Déjà la couverture est une oeuvre d’art.

Très sensible à la couverture d’un livre pour le choix de mes lectures, celle-ci, d’une beauté sans nom, ne pouvait que m’inciter à l’ouvrir. Et l’ouvrir, c’est ne le refermer qu’après le dernier mot. J’ai, en effet, lu ce roman d’une traite, presqu’en apnée, la boule au ventre et le cœur serré. Je fus entraînée par un texte exempt de points, une litanie, un souffle, une suite de mots, une histoire hors du commun… Nous sommes dans les années 1860 et Mathieu Belezi donne la parole à Emma Picard, une femme veuve et maman de quatre fils à laquelle la France offre une ferme et vingt hectares de terre en Algérie. Elle accepte, pensant ainsi pouvoir échapper à la pauvreté et donner un avenir à ses enfants.

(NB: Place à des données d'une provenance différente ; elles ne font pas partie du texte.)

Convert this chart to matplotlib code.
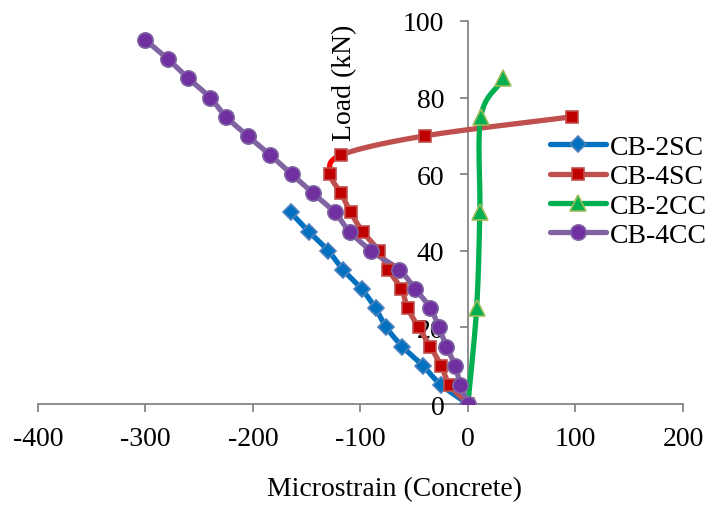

L’écriture est merveilleuse.

Et là, dans le roman, elle raconte, se raconte le temps d’une nuit. Elle parle sans même respirer à son unique fils survivant. Elle s’adresse à lui par bribes régulièrement intercalées dans sa logorrhée. L’écriture de Mathieu Belezi est une merveille, un chant funèbre et poignant ponctué de rares moments joyeux. L’auteur décrit une Emma volontaire et courageuse qui remet régulièrement l’ouvrage sur le métier. Une Emma qui s’acharne malgré les difficultés.  » [elle] qui [avait] eu le malheur d’écouter ce qu’un homme à cravate assis derrière son bureau de fonctionnaire [lui] conseillait de faire pour sortir du trou dans lequel je me débattais depuis la mort de Gustave… » Les cultures sont brûlées par le soleil d’été, qu’à cela ne tienne, elle arrache, elle replante et la vie repart. Il n’y a plus d’eau dans le puits, qu’à cela ne tienne, Mékika, son « fidèle arabe », attelle l’âne et va à la source lointaine remplir des seaux. Les mots dessinent une Emma têtue, qui s’obstine, jour après jour, à défier les éléments qui persistent à lui mener la vie dure. Elle enjolive une vie d’esclave qui, par moments, réussit à trouver des fleurs au milieu des orties, un peu d’amour au milieu de l’horreur, un peu de vie au sein de la mort. « Emma Picard » est un roman à nul autre pareil, une voix venue de l’enfer, un ouvrage inoubliable.

Ce fut un coup de foudre, plus, plus, plus.